How can I effectively generate a random idle animation? Unity generates ugly transitions.
I'm trying to animate an audience. I want one animator controller and script combination to run on all of the audience members to generate a random idle animation for each of them. To do this, I'm putting various animations into an animator controller and randomly transitioning between them. Some of these animations are really just poses - for example, arms crossed or arms in lap.
The problem I'm running into is that in this case the Unity generated transitions are terrible. For example, the automatically generated transition from arms crossed to arms in lap involves extending the model's arms directly overhead towards the ceiling. What!? I've tried using a middle pose. This reduces the problem, but the problem persists (for example, in the form of medium-small random, unnecessary, sudden bone rotations that are immediately reversed but clearly animated for the user to see). I'd prefer to avoid animating every possible transition by hand, because I want a solution that generalizes well to a large number of poses and animations.
I can't switch to doing this programmatically with crossfade. I've tried that.
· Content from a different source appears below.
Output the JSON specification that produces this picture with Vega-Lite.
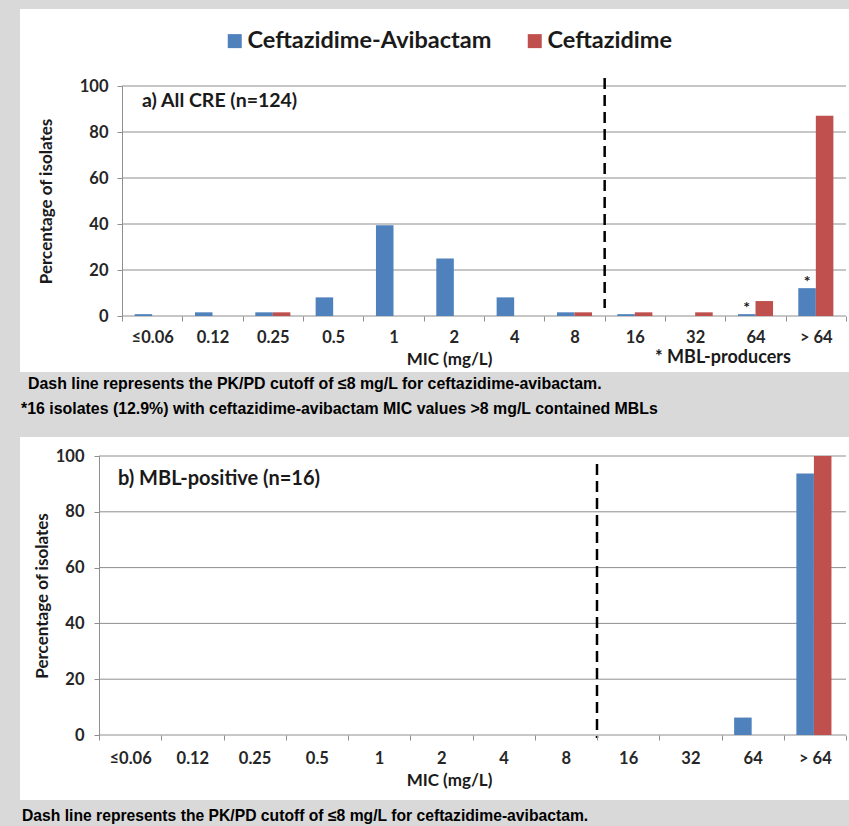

If I could somehow add an animation curve, it would work. But I can't, and therefore crossfading transitions directly to the middle pose and from there to the target pose... basically, the arms/hands follow two lines that form an unnaturally sharp angle. It looks robotic. If only I could programmatically create animations. Then I could take various poses, randomly combine them, and add the appropriate curve. That would be awesome, but Unity doesn't seem to have anything even close to that type of functionality.
Is there a reason that the Unity generated transitions would throw in random, unnecessary bone rotations? Something I can change? Or a way of gaining more control over animation transitions? Or do I have to just sit down and animate every pose / animation transition I want to have? There are too many for that to be time effective, but perhaps it is the only way.
The poses, animations, and models, and rigging were all done in Blender.